Especially forms that result in an email, or emails being sent, can also result in both a servers resources being overwhelmed as well as a bandwidth attack as mass amounts of emails are generated from each POST request.

However there are other POST requests that can overwhelm a server even without a waiting form.

For example versions of PHP earlier than 5.4 were very susceptible to blind post request attacks where the post data generates a large multidimensional array:

i[]=1&i[]=2&i[]=3&i[]=4....i[]=1000

 

GET Requests: often targeted at site features like search functions where a search request results in a database intensive request which repeated in quick succession can quickly overwhelm a database server resources.

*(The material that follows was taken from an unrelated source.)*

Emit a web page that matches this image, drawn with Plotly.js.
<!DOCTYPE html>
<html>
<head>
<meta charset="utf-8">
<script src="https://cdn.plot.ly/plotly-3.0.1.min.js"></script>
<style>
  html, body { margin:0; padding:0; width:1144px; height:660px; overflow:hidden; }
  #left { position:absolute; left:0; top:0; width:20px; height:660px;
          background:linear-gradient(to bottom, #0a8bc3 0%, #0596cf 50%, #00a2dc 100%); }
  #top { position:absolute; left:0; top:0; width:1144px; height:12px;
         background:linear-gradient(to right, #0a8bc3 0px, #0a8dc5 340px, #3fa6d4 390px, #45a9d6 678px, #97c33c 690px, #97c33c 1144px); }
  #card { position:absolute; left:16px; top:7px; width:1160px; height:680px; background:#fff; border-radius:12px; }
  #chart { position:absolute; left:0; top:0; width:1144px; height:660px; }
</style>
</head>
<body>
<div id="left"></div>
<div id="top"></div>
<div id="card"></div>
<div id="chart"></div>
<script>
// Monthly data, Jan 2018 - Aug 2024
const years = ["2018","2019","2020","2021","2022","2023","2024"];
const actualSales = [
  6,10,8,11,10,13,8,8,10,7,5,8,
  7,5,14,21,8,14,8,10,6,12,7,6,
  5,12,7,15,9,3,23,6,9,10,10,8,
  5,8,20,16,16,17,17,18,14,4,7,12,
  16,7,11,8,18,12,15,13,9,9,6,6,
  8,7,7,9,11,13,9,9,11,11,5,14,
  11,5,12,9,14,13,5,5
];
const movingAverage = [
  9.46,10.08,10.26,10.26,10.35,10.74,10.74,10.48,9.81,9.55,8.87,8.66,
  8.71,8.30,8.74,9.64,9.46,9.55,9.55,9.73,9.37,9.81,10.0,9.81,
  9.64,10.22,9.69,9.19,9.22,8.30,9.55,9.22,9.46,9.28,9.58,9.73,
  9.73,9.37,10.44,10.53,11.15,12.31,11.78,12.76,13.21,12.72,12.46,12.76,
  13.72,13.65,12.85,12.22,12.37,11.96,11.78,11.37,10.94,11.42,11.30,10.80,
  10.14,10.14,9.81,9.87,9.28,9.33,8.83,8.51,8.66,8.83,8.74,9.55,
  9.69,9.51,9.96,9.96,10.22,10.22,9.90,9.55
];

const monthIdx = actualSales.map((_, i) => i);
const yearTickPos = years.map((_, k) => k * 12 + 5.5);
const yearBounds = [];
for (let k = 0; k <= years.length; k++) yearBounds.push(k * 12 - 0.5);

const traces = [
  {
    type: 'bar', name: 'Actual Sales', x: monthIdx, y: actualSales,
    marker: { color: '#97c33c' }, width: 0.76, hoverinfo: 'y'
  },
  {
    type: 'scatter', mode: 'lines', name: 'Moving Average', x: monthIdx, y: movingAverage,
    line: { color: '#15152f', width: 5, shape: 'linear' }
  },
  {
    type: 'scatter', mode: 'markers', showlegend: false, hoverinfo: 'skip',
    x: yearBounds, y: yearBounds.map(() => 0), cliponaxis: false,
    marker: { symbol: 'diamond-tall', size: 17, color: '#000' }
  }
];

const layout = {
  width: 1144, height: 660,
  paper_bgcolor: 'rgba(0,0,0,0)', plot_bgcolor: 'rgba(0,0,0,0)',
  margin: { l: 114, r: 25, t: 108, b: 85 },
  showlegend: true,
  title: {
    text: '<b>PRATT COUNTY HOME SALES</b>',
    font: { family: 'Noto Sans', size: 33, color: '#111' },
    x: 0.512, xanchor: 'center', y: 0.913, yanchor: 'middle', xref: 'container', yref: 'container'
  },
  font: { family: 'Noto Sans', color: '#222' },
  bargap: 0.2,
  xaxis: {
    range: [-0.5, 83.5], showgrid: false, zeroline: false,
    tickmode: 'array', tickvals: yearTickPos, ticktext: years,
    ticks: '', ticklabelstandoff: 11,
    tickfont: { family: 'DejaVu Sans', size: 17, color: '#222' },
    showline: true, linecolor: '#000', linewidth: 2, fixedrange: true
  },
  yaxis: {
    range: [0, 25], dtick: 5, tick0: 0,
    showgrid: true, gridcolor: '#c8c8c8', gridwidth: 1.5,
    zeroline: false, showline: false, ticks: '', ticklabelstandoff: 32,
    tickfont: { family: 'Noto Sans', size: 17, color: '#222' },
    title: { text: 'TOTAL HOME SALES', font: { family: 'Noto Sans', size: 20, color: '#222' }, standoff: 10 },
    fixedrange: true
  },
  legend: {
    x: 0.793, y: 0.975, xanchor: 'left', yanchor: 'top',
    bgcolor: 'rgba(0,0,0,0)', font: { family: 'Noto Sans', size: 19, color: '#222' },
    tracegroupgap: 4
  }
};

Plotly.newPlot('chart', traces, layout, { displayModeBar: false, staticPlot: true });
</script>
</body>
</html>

Example GET request of a search function using wild cards:

GET http://attackvictim.com/?search=a*&%%ALPHANUM[4,10]%%=%%ALPHANUM[4,10]%% HTTP/1.1
Accept: */*
Host: %%HOST%%
User-Agent: Mozilla/5.0
Client-IP: %%IP%%

GET request attacks targeting large files can also result in a bandwidth attack sufficient enough to cause a denial of service request condition.

Mitigation:

How to mitigate Jackhammer type attacks ( in this example using PHP and optionally javascript ) without ceding to the likes of Cloudflare, or other captcha services/methods:

One approach to mitigate an attack from tools like Jackhammer is to enumerate the ways in which these tools fail to emulate a standard browser as a means of detecting them as the source of an HTTP request.

Most layer 7 HTTP request attack tools cannot interpret javascript so therefore it is possible then for a server to ask a complex javascript initiated question that a standard browser with javascript enabled would be able to answer.

For example you could write a piece of javascript to set a session which a standard web browser would have no trouble completing but an attack tool like Jackhammer could not.

Javascript though for some web admins is not preferable.

The usual method is to set a session based IP management to count requests per a period of time and restrict IP addresses that break these rules.

A Jackhammer attack is often mistaken as a botnet attack because Jackhammer allows an attacker to deploy multiple proxies.

An attacker with a very large proxy list can deliver a sizeable attack even against rate-limiting algorithms because of the time it would take for Jackhammer to toggle through a very large list.

The time between the first and second request from a specific proxy IP address of an attacker employing say 10,000 anonymous proxies could be 5 minutes.

Combined with javascript as noted above, will very likely prevent an attack from proceeding.

Lastly it is important to prevent direct access to large files on a server, and it is preferred to pipe a file via session based access which are subject to the same browser emulation requirements stated above.